熊手かき

読書好きの日常

『隣人の愛を知れ』が優しかった

 恋愛小説は基本読まない。なんでも読む系だけど、恋愛小説だけは別。なんかそそられない。そんなわたしがたまたま手に取った本が『隣人の愛を知れ』だった。理由はない。本の裏を見て気になったから買ってみた。

 読んでみたら面白かった。心が温かくなった。最初バラバラだった登場人物が少しずつ繋がっていき、閉じていく話。優しいんですよ。みんな、自分なりの正義というか、想いがあって。淡白に見える青子にだってきちんと想いがある。

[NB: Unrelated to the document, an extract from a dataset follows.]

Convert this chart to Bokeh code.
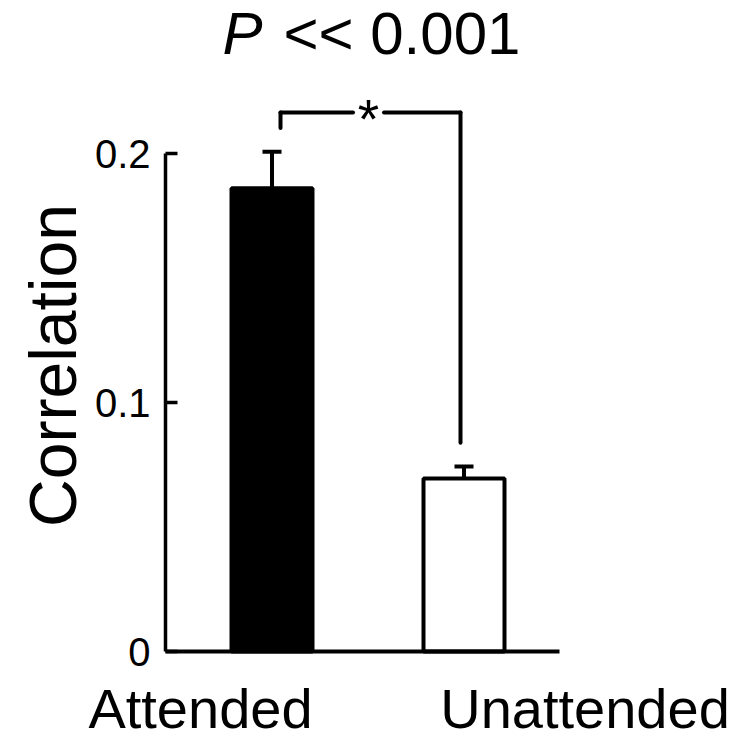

 愛情はわからない。愛なんて簡単に言うけど、本当のところはわからないものだ。でも、信じることはできる。信じてるんだと思う、お互いを。夫婦であろうと、不倫であろうと、親子であろうと。美智子だって、結局純哉のことを信じてた。信じたから離婚するんだ。ずっと歪であった関係。親として繋がっていた関係が、信頼に変わる。純哉を信じたから、離婚を決意した。あの2人の関係をより良くするため。ひかりだって、知歌だって、信じる気持ちを知って変わった。大切なのは信じる気持ち。愛情を信じる気持ちだ。

 わたしはヨウが好きだ。1番強く信じてる人。大切なことを知っている人。だから、青子に教えることができた。ヨウだからこそ。そのヨウが最後にあの人と会ったのはでかいよねって思う。1番辛かったあの人がヨウに教わったことは大きいと思う。間接的に美智子もまたヨウに教わってる。ヨウは信じる力の強い人だ。そうなった理由もあるけど、もともとそうだったんだろうな。

 恋愛小説は好きじゃない。でも、この本はまた読みたいと思う。心を優しく包み込んでくれる。そんな本だから。大切な気持ちを教えてくれる。そんな本だから。好きな本がまた増えた。